Your task is to retype the lines between the line with "What matplotlib code" and the line with "footer = 'NIST", inclusive. Copy no pictures and no other lines.

* _Entries provided_
☆ ☆ ☆ ☆ ☆

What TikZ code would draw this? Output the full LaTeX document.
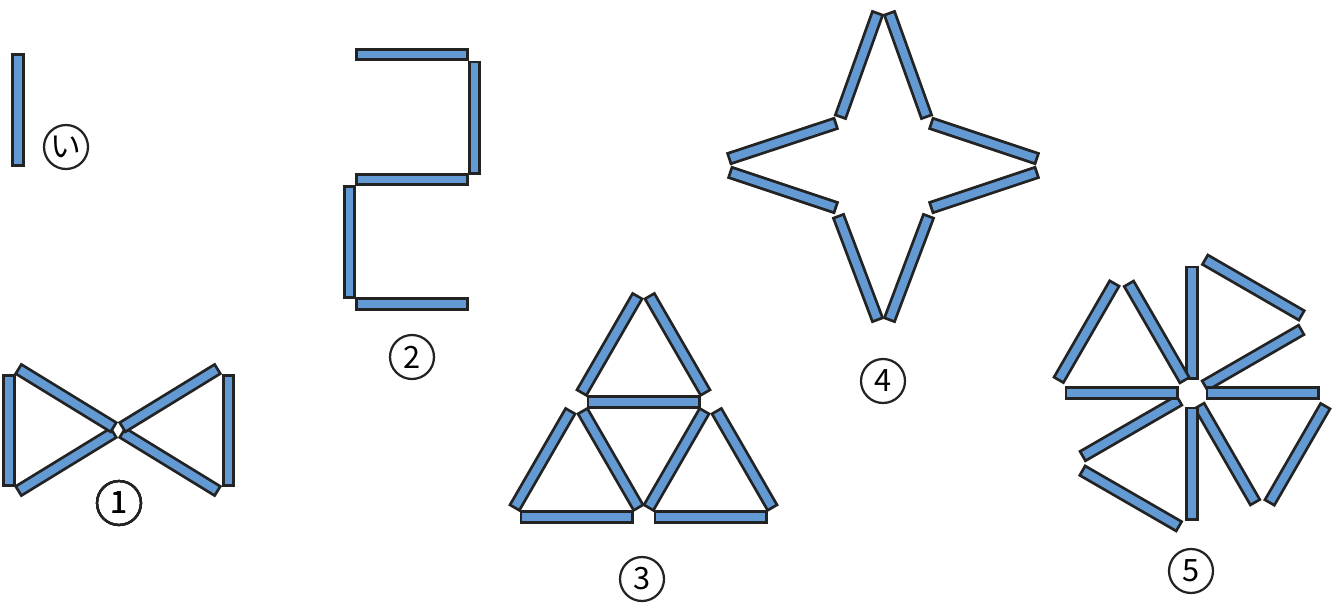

☆ ☆ ☆ ☆ ☆

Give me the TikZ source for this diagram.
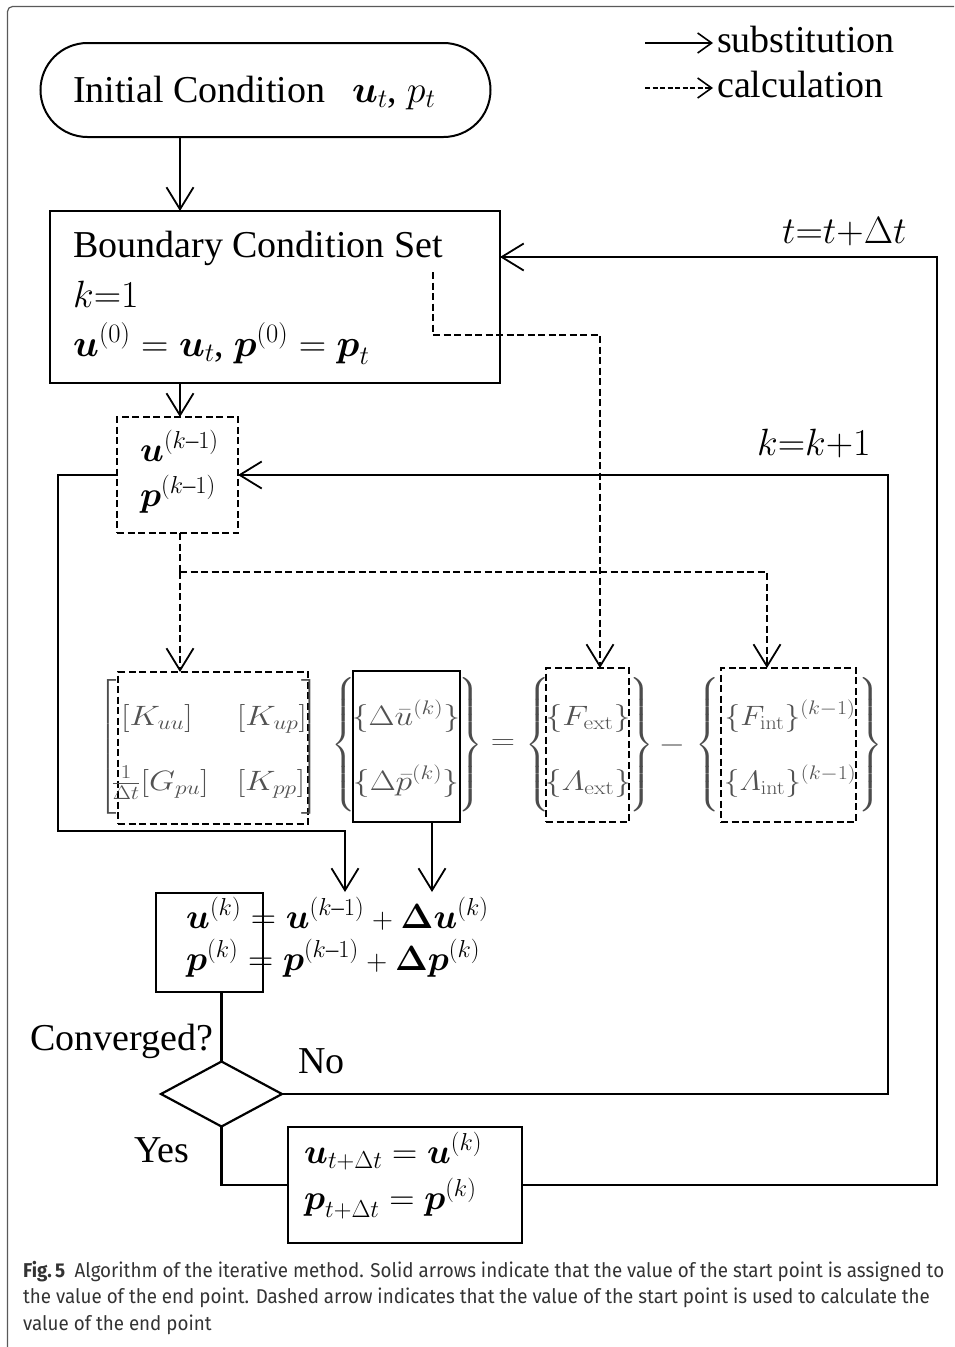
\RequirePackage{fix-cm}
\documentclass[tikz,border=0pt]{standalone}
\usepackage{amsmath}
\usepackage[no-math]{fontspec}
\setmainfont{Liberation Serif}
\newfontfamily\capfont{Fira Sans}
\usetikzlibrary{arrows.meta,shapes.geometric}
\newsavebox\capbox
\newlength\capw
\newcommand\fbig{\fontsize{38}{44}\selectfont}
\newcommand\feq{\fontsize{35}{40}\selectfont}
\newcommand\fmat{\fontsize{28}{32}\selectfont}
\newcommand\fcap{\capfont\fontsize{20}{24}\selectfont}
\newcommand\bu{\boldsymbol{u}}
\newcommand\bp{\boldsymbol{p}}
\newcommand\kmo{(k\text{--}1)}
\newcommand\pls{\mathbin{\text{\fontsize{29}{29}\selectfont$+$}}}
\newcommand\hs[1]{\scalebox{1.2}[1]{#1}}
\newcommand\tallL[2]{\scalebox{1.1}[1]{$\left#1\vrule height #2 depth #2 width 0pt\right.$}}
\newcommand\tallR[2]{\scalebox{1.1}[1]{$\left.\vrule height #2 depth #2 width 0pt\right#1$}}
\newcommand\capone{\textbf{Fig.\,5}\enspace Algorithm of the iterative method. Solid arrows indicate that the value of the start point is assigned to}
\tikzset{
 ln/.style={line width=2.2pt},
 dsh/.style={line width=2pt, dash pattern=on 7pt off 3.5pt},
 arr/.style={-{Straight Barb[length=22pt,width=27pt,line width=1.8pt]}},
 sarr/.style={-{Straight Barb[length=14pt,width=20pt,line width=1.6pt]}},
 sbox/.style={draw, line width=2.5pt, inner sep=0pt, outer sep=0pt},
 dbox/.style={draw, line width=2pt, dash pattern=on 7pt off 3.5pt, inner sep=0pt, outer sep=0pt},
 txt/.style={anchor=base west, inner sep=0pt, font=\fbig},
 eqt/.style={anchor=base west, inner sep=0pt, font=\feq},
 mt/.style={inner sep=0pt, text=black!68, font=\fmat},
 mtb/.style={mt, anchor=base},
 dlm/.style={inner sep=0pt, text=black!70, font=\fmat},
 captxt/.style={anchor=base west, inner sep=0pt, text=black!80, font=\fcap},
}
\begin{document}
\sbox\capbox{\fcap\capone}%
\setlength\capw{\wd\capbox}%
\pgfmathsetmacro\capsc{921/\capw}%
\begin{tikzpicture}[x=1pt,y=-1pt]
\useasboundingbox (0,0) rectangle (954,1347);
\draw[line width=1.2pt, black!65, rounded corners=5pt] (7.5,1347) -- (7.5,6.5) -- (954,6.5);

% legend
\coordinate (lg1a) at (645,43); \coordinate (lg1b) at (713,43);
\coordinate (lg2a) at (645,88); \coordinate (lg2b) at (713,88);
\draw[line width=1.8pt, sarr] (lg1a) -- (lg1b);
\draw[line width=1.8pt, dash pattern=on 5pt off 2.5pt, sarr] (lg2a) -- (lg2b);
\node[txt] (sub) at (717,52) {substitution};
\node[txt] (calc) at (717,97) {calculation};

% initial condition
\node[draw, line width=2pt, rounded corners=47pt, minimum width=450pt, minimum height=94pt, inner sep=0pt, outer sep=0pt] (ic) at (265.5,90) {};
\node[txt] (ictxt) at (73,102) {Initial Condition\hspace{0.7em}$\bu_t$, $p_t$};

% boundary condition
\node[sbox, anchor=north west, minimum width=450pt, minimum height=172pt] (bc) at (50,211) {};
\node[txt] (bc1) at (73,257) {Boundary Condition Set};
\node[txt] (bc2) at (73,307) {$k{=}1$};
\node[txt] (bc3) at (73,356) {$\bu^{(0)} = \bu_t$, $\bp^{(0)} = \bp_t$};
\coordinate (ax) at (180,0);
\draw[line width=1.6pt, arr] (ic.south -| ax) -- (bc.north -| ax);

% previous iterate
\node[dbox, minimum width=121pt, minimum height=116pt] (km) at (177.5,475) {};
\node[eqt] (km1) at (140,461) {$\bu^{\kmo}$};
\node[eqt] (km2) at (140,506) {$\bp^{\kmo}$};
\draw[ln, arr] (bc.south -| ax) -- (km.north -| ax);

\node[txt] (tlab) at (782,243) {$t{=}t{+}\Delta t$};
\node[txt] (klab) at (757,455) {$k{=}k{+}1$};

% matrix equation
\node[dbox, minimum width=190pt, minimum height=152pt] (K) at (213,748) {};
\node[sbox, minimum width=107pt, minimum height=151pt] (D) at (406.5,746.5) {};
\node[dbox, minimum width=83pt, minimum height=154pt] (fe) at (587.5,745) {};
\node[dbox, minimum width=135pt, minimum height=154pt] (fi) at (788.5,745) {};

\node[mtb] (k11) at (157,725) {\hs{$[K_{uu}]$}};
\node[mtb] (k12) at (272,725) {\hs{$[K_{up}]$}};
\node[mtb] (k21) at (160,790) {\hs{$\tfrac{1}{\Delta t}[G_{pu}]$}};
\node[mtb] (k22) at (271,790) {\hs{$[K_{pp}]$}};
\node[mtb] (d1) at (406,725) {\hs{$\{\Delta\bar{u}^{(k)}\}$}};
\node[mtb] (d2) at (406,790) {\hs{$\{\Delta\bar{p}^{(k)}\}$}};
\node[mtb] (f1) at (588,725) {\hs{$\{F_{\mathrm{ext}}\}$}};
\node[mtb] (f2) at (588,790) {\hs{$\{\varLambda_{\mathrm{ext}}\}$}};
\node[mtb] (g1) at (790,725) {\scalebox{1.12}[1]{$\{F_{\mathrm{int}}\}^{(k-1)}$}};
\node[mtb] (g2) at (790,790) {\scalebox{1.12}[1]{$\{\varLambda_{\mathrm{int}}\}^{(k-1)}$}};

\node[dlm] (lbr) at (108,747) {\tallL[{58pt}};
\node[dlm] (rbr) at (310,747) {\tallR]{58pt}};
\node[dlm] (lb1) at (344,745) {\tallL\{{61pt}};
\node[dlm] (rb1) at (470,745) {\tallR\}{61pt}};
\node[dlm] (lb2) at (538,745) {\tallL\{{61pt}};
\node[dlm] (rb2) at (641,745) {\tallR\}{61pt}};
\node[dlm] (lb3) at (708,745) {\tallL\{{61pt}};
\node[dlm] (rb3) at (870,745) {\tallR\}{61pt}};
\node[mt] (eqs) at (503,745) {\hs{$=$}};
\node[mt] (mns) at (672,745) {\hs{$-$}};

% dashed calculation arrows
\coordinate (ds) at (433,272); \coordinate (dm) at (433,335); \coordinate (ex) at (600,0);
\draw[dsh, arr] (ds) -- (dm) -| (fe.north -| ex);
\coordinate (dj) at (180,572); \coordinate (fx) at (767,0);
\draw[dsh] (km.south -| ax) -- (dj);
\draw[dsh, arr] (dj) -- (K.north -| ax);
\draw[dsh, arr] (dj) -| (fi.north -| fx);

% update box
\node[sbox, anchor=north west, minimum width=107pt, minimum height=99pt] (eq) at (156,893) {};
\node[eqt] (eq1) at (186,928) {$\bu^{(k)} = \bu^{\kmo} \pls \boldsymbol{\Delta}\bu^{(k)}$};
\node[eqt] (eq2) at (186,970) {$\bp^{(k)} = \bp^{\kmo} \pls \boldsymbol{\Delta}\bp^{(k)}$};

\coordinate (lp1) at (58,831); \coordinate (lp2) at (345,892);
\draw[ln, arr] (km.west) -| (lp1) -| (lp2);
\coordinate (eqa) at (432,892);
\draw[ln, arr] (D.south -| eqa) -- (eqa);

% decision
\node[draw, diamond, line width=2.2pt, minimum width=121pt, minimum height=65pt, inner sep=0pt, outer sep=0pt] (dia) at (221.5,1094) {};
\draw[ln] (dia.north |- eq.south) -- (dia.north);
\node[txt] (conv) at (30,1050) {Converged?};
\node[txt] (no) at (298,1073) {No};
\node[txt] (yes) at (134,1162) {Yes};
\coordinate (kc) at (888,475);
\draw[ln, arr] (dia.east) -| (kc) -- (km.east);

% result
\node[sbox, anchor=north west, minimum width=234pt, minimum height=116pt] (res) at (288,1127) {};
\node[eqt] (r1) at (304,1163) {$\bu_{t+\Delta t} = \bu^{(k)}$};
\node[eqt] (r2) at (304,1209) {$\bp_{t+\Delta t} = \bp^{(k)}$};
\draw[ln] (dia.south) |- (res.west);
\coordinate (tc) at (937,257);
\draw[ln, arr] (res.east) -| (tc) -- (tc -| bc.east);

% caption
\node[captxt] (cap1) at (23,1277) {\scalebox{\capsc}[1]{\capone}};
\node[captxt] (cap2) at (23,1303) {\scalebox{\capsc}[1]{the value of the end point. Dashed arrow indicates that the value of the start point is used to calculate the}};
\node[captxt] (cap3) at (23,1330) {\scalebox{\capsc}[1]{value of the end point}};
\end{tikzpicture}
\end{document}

☆ ☆ ☆ ☆ ☆

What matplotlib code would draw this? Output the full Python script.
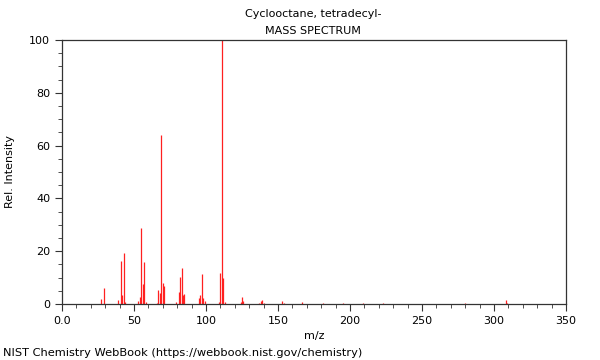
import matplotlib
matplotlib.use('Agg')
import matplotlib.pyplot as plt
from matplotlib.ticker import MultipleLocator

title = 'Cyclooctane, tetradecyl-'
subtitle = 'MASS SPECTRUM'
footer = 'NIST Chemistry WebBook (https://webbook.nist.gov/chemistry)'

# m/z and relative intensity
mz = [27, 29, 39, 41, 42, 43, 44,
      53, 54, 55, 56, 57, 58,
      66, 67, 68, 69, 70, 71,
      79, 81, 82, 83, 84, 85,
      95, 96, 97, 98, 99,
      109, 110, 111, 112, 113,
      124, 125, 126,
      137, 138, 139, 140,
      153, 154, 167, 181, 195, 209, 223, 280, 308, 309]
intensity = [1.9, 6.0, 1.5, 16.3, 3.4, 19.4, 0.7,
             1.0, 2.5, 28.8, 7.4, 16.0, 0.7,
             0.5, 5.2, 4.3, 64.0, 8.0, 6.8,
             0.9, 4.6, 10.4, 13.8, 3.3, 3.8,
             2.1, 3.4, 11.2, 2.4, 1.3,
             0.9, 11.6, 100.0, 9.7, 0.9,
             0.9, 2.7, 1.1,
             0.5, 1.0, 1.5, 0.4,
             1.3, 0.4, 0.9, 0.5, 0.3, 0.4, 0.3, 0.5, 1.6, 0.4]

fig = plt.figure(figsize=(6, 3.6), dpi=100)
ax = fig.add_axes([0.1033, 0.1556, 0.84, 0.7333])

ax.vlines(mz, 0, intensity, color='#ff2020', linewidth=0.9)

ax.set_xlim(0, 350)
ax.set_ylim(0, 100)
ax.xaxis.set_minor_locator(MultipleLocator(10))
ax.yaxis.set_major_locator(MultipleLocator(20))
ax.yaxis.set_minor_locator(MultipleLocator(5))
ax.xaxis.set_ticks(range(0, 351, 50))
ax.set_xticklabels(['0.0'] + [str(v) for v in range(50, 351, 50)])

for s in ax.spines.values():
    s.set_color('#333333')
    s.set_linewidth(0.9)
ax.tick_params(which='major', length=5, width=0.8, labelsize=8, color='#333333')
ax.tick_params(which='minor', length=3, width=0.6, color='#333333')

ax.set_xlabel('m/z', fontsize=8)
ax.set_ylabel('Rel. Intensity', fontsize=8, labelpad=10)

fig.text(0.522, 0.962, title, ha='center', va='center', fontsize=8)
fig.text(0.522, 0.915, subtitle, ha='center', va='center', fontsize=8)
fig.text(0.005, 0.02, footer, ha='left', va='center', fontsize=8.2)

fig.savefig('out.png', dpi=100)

☆ ☆ ☆ ☆ ☆

* _Problem solution_
What matplotlib code would draw this? Output the full Python script.
import matplotlib
matplotlib.use('Agg')
import matplotlib.pyplot as plt
from matplotlib.ticker import MultipleLocator

title = 'Cyclooctane, tetradecyl-'
subtitle = 'MASS SPECTRUM'
footer = 'NIST Chemistry WebBook (https://webbook.nist.gov/chemistry)'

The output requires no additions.